Stored data:
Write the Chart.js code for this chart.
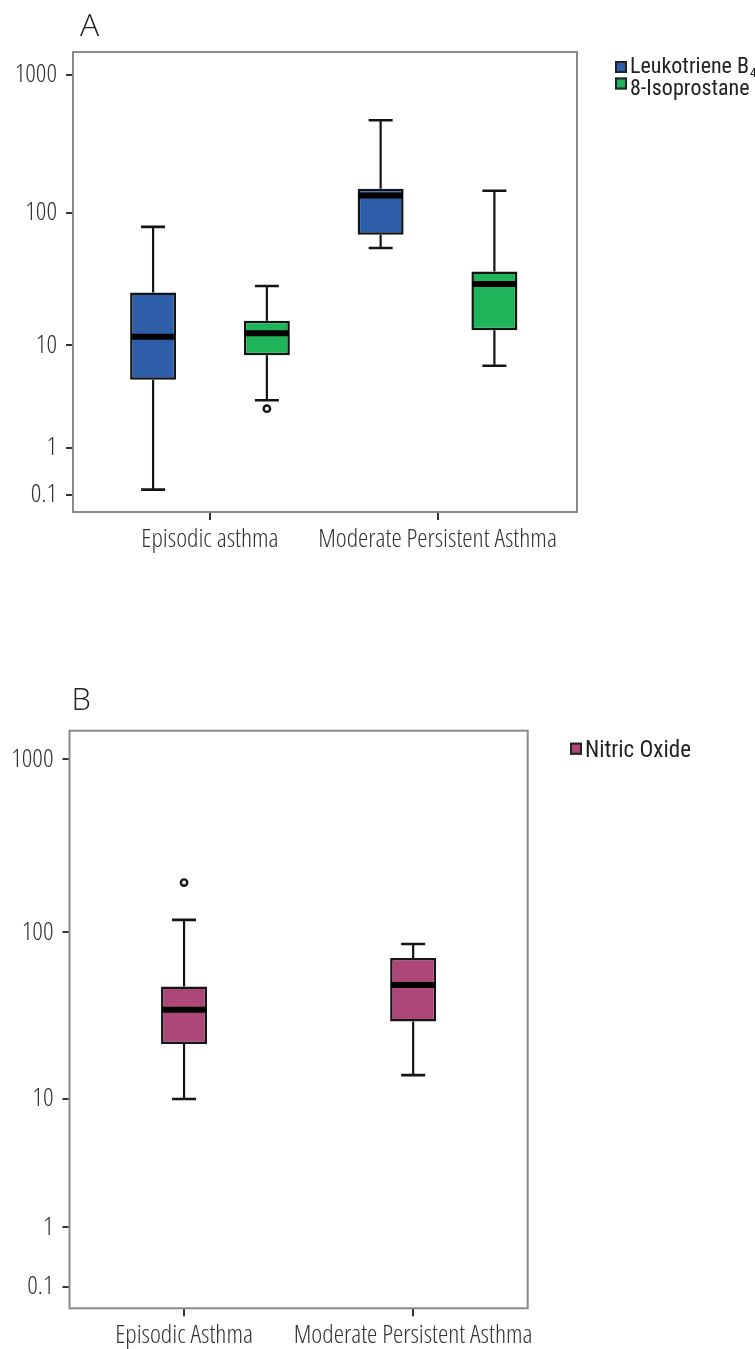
<!DOCTYPE html>
<html>
<head>
<meta charset="utf-8">
<script src="https://cdn.jsdelivr.net/npm/chart.js@4.4.1/dist/chart.umd.min.js"></script>
<style>
  html, body { margin: 0; padding: 0; background: #ffffff; }
  body { width: 755px; height: 1349px; position: relative; overflow: hidden; }
  .panel { position: absolute; left: 0; width: 755px; }
  #wrapA { top: 0; height: 620px; }
  #wrapB { top: 640px; height: 709px; }
</style>
</head>
<body>
<div class="panel" id="wrapA"><canvas id="chartA" width="755" height="620"></canvas></div>
<div class="panel" id="wrapB"><canvas id="chartB" width="755" height="709"></canvas></div>
<script>
// ---------------- DATA ----------------
const categoriesA = ['Episodic asthma', 'Moderate Persistent Asthma'];
const categoriesB = ['Episodic Asthma', 'Moderate Persistent Asthma'];
const yTickValues = [0.1, 1, 10, 100, 1000];

// Panel A: Leukotriene B4
const ltb4Min      = [0.13, 54];
const ltb4Q1       = [4.6, 68];
const ltb4Median   = [11.6, 133];
const ltb4Q3       = [25, 149];
const ltb4Max      = [78, 468];
const ltb4Outliers = [[], []];

// Panel A: 8-Isoprostane
const isoMin      = [2.9, 6.3];
const isoQ1       = [8.0, 13];
const isoMedian   = [12.3, 29];
const isoQ3       = [15.3, 36];
const isoMax      = [28, 144];
const isoOutliers = [[2.4], []];

// Panel B: Nitric Oxide
const noMin      = [10, 13.9];
const noQ1       = [21.4, 29.2];
const noMedian   = [34.3, 48.3];
const noQ3       = [47.3, 70.2];
const noMax      = [118, 85];
const noOutliers = [[194], []];

// ---------------- custom axis: log decades with uneven spacing ----------------
class SegmentedLogScale extends Chart.Scale {
  static id = 'segmentedLog';
  static defaults = {};
  parse(raw) {
    const v = +raw;
    return Number.isFinite(v) && v > 0 ? v : null;
  }
  determineDataLimits() {
    this.min = this.options.min;
    this.max = this.options.max;
  }
  buildTicks() {
    return Array.from(this.options.anchorValues).map(v => ({ value: v }));
  }
  getLabelForValue(v) { return String(v); }
  _decimal(v) {
    const vals = Array.from(this.options.anchorValues).map(Math.log10);
    const fr = Array.from(this.options.anchorFractions);
    const lv = Math.log10(v);
    let i = 0;
    if (lv >= vals[vals.length - 1]) i = vals.length - 2;
    else if (lv > vals[0]) { while (lv > vals[i + 1]) i++; }
    const t = (lv - vals[i]) / (vals[i + 1] - vals[i]);
    return fr[i] + t * (fr[i + 1] - fr[i]);
  }
  getPixelForValue(v) {
    if (v === null || v === undefined || !(v > 0)) v = this.min;
    return this.getPixelForDecimal(this._decimal(v));
  }
  getValueForPixel(p) {
    const d = this.getDecimalForPixel(p);
    const vals = Array.from(this.options.anchorValues).map(Math.log10);
    const fr = Array.from(this.options.anchorFractions);
    let i = 0;
    if (d >= fr[fr.length - 1]) i = fr.length - 2;
    else if (d > fr[0]) { while (d > fr[i + 1]) i++; }
    const t = (d - fr[i]) / (fr[i + 1] - fr[i]);
    return Math.pow(10, vals[i] + t * (vals[i + 1] - vals[i]));
  }
}
Chart.register(SegmentedLogScale);

// ---------------- fonts ----------------
const AXIS_FAMILY = '"Open Sans", "Liberation Sans", sans-serif';
const AXIS_WEIGHT = '300 condensed';
const LEGEND_FAMILY = '"Roboto Condensed", "Liberation Sans Narrow", sans-serif';

// ---------------- plugins ----------------
const INK = '#141414';

const boxWhiskerPlugin = {
  id: 'boxWhisker',
  beforeDatasetsDraw(chart) {
    const ctx = chart.ctx, y = chart.scales.y;
    ctx.save();
    ctx.strokeStyle = INK;
    chart.data.datasets.forEach((ds, d) => {
      const meta = chart.getDatasetMeta(d);
      meta.data.forEach((bar, i) => {
        const x = bar.x;
        const pMax = y.getPixelForValue(ds.stats.max[i]);
        const pMin = y.getPixelForValue(ds.stats.min[i]);
        const pQ3 = y.getPixelForValue(ds.stats.q3[i]);
        const pQ1 = y.getPixelForValue(ds.stats.q1[i]);
        ctx.lineWidth = 2.2;
        ctx.beginPath();
        ctx.moveTo(x, pQ3); ctx.lineTo(x, pMax);
        ctx.moveTo(x, pQ1); ctx.lineTo(x, pMin);
        ctx.stroke();
        ctx.lineWidth = 2.6;
        ctx.beginPath();
        ctx.moveTo(x - 12, pMax); ctx.lineTo(x + 12, pMax);
        ctx.moveTo(x - 12, pMin); ctx.lineTo(x + 12, pMin);
        ctx.stroke();
      });
    });
    ctx.restore();
  },
  afterDatasetsDraw(chart) {
    const ctx = chart.ctx, y = chart.scales.y;
    ctx.save();
    chart.data.datasets.forEach((ds, d) => {
      const meta = chart.getDatasetMeta(d);
      meta.data.forEach((bar, i) => {
        const x = bar.x, w = bar.width;
        const pMed = y.getPixelForValue(ds.stats.median[i]);
        ctx.strokeStyle = '#000';
        ctx.lineWidth = 6;
        ctx.beginPath();
        ctx.moveTo(x - w / 2 + 1, pMed); ctx.lineTo(x + w / 2 - 1, pMed);
        ctx.stroke();
        (ds.stats.outliers[i] || []).forEach(o => {
          const py = y.getPixelForValue(o);
          ctx.beginPath();
          ctx.arc(x, py, 3.2, 0, Math.PI * 2);
          ctx.fillStyle = '#fff';
          ctx.fill();
          ctx.lineWidth = 2.4;
          ctx.strokeStyle = INK;
          ctx.stroke();
        });
      });
    });
    ctx.restore();
  }
};

const framePlugin = {
  id: 'frame',
  afterDatasetsDraw(chart) {
    const { left, right, top, bottom } = chart.chartArea;
    const ctx = chart.ctx;
    ctx.save();
    ctx.strokeStyle = '#8a8a8a';
    ctx.lineWidth = 2;
    ctx.strokeRect(left, top, right - left, bottom - top);
    ctx.restore();
  }
};

function drawRichText(ctx, text, x, y, size, family) {
  // handles unicode subscript digits
  const subMap = { '₀':'0','₁':'1','₂':'2','₃':'3','₄':'4','₅':'5','₆':'6','₇':'7','₈':'8','₉':'9' };
  let cx = x;
  for (const ch of text) {
    if (subMap[ch]) {
      ctx.font = `${Math.round(size * 0.6)}px ${family}`;
      ctx.fillText(subMap[ch], cx + 1, y + size * 0.18);
      cx += ctx.measureText(subMap[ch]).width + 1;
    } else {
      ctx.font = `${size}px ${family}`;
      ctx.fillText(ch, cx, y);
      cx += ctx.measureText(ch).width;
    }
  }
}

const decorPlugin = {
  id: 'decor',
  afterDraw(chart, args, opts) {
    const ctx = chart.ctx;
    ctx.save();
    ctx.fillStyle = '#222';
    ctx.textBaseline = 'alphabetic';
    ctx.textAlign = 'left';
    ctx.font = `300 ${opts.letterSize}px ${AXIS_FAMILY}`;
    ctx.fillText(opts.letter, opts.letterX, opts.letterY);
    chart.data.datasets.forEach((ds, i) => {
      const bx = opts.boxX, by = opts.boxTop + i * opts.boxStep, s = opts.boxSize;
      ctx.fillStyle = ds.backgroundColor;
      ctx.fillRect(bx, by, s, s);
      ctx.lineWidth = 2;
      ctx.strokeStyle = '#222';
      ctx.strokeRect(bx + 1, by + 1, s - 2, s - 2);
      ctx.fillStyle = '#222';
      drawRichText(ctx, ds.label, opts.textX, opts.textBaseline + i * opts.textStep, opts.textSize, LEGEND_FAMILY);
    });
    ctx.restore();
  }
};

// ---------------- chart builder ----------------
Chart.defaults.font.family = AXIS_FAMILY;
Chart.defaults.color = '#333';

function makeDataset(label, color, q1, q3, min, median, max, outliers, barPct) {
  return {
    label,
    data: q1.map((v, i) => ({ x: i, y: [v, q3[i]] })),
    stats: { q1, q3, min, median, max, outliers },
    backgroundColor: color,
    borderColor: INK,
    borderWidth: 2.5,
    borderSkipped: false,
    categoryPercentage: 1.0,
    barPercentage: barPct
  };
}

function makeOptions(cfg) {
  const tickFont = { family: AXIS_FAMILY, size: 26, weight: AXIS_WEIGHT };
  return {
    responsive: false,
    animation: false,
    events: [],
    layout: { padding: cfg.padding },
    plugins: {
      legend: { display: false },
      tooltip: { enabled: false },
      decor: cfg.decor
    },
    scales: {
      x: {
        type: 'linear',
        min: cfg.xMin, max: cfg.xMax,
        offset: false,
        afterBuildTicks: s => { s.ticks = cfg.categories.map((_, i) => ({ value: i })); },
        afterFit: s => { s.height = cfg.xAxisHeight; },
        ticks: {
          autoSkip: false, maxRotation: 0, minRotation: 0, padding: 4,
          color: '#333', font: tickFont,
          callback: v => cfg.categories[v]
        },
        grid: { display: true, drawOnChartArea: false, drawTicks: true, tickLength: 8, lineWidth: 2, color: '#333', offset: false },
        border: { display: false }
      },
      y: {
        type: 'segmentedLog',
        min: 0.045, max: 1470,
        anchorValues: yTickValues,
        anchorFractions: [0.037, 0.14, 0.3624, 0.651, 0.9503],
        afterFit: s => { s.width = cfg.yAxisWidth; },
        ticks: { autoSkip: false, padding: 9, color: '#333', font: tickFont },
        grid: { display: true, drawOnChartArea: false, drawTicks: true, tickLength: 7, lineWidth: 2, color: '#333' },
        border: { display: false }
      }
    }
  };
}

new Chart(document.getElementById('chartA'), {
  type: 'bar',
  data: {
    datasets: [
      makeDataset('Leukotriene B₄', '#2E5EAA', ltb4Q1, ltb4Q3, ltb4Min, ltb4Median, ltb4Max, ltb4Outliers, 0.404),
      makeDataset('8-Isoprostane', '#1DB45A', isoQ1, isoQ3, isoMin, isoMedian, isoMax, isoOutliers, 0.404)
    ]
  },
  options: makeOptions({
    categories: categoriesA,
    padding: { left: 0, top: 52, right: 178, bottom: 48 },
    xMin: -0.602, xMax: 1.613,
    xAxisHeight: 60, yAxisWidth: 73,
    decor: {
      letter: 'A', letterX: 80, letterY: 36, letterSize: 32,
      boxX: 615, boxTop: 61, boxStep: 16.5, boxSize: 12,
      textX: 630, textBaseline: 73.3, textStep: 22, textSize: 22
    }
  }),
  plugins: [boxWhiskerPlugin, framePlugin, decorPlugin]
});

new Chart(document.getElementById('chartB'), {
  type: 'bar',
  data: {
    datasets: [
      makeDataset('Nitric Oxide', '#AE4779', noQ1, noQ3, noMin, noMedian, noMax, noOutliers, 0.2009)
    ]
  },
  options: makeOptions({
    categories: categoriesB,
    padding: { left: 0, top: 90.7, right: 227.3, bottom: 0 },
    xMin: -0.5, xMax: 1.5,
    xAxisHeight: 40.7, yAxisWidth: 69.5,
    decor: {
      letter: 'B', letterX: 71.5, letterY: 70, letterSize: 31,
      boxX: 570, boxTop: 102.7, boxStep: 16.5, boxSize: 12,
      textX: 585, textBaseline: 116.7, textStep: 22, textSize: 23
    }
  }),
  plugins: [boxWhiskerPlugin, framePlugin, decorPlugin]
});
</script>
</body>
</html>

Given exercise: Within the material above, find the lines that contain the word "this"; copy them.

Right answer:
Write the Chart.js code for this chart.
    this.min = this.options.min;
    this.max = this.options.max;
    return Array.from(this.options.anchorValues).map(v => ({ value: v }));
    const vals = Array.from(this.options.anchorValues).map(Math.log10);
    const fr = Array.from(this.options.anchorFractions);
    if (v === null || v === undefined || !(v > 0)) v = this.min;
    return this.getPixelForDecimal(this._decimal(v));
    const d = this.getDecimalForPixel(p);
    const vals = Array.from(this.options.anchorValues).map(Math.log10);
    const fr = Array.from(this.options.anchorFractions);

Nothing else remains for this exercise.